Covid Likely Caused by "Research-Related Incident": Report

Covid Likely Caused by "Research-Related Incident": Report


The Senate Committee on Health, Education, Labor and Pensions interim report says that the origins of the Covid-19 pandemic likely came from a “research-related incident” rather than a “natural zoonotic spillover.”

“While precedent of previous outbreaks of human infections from contact with animals favors the hypothesis that a natural zoonotic spillover is responsible for the origin of SARS-CoV-2, the emergence of SARS-CoV-2 that resulted in the COVID-19 pandemic was most likely the result of a research-related incident,” the report states. “This conclusion is not intended to be dispositive,” it adds, however.

China’s reluctance to share information on the virus without state review and the country’s lack of transparency and collaboration has made the virus’s origins difficult to track. The report states that while coronaviruses are not necessarily rare, “there are a number of anomalies in the SARS-CoV-2 outbreak and the early COVID-19 pandemic compared to the emergence of past natural zoonotic spillovers, most notably the 2002-2004 SARS epidemic.”

The report also adds that the virus likely originated from a bat, but that it’s unclear how it traveled from the caves of Southeast Asia to Wuhan in central China.

“Almost three years after the Covid-19 pandemic began there is still no evidence of an animal infected with SARS-CoV-2, or a closely related virus, before the first publicly reported human COVID-19 cases in Wuhan in December 2019.”

The report states that the most likely scenario “for a zoonotic origin of the COVID-19 pandemic is that SARS-CoV-2 crossed over the species barrier from an intermediate host to humans.”

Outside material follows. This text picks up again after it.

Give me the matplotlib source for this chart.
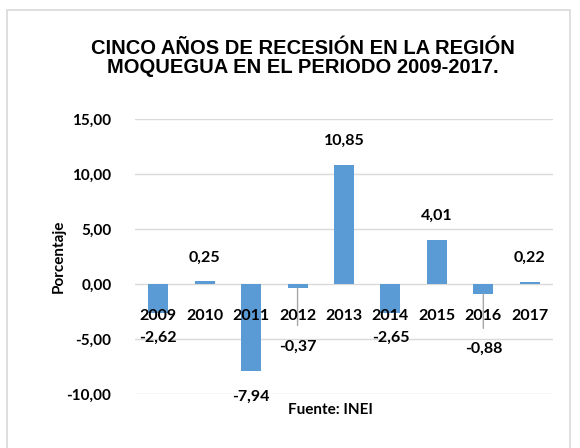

However, available evidence also points to a direct bat-to-human spillover.

“Both scenarios remain plausible and, in the absence of additional information, should be considered equally valid hypotheses. However, nearly three years after the COVID-19 pandemic began, critical evidence that would prove that the emergence of SARS-CoV-2 and resulting COVID-19 pandemic was caused by a natural zoonotic spillover is missing,” the report continues.

“Based on the available evidence,” the report says, “Wuhan is the only location where SARS-CoV-2 spilled over into humans,” and “The low genetic diversity of the earliest SARS-CoV-2 samples suggests that the COVID-19 pandemic is most likely the result of a single successful spillover of SARS-CoV-2.”

The report also says that the Wuhan Institute of Virology in China had been doing research on coronaviruses and gathering samples from bats in Southeast Asia since the end of the SARS epidemic in 2004, and that samples were collected form areas where SARS-related coronaviruses resemble Covid-19 the most.

“Senior coronavirus researcher Shi Zhengli disclosed that in 2018-2020, her team infected civets and humanized mice that expressed human ACE2 receptors with chimeric SARS-related coronaviruses. The results of these experiments have never been published,” the report states.

“The EcoHealth Alliance NIH grants and DARPA grant proposals, in partnership with the WIV, sought to collect and conduct genetic recombination experiments on SARS-related coronaviruses with specific traits that made those viruses a ‘high-risk’ for zoonotic spillover into animals and humans. SARS-CoV-2 shares many of the traits these researchers were interested in finding in SARS-related coronaviruses or interested in engineering such traits if they were not found naturally,” they added.

“… Based on the analysis of the publicly available information, it appears reasonable to conclude that the COVID-19 pandemic was, more likely than not, the result of a research-related incident. New information, made publicly available and independently verifiable, could change this assessment. However, the hypothesis of a natural zoonotic origin no longer deserves the benefit of the doubt, or the presumption of accuracy,” the report concluded.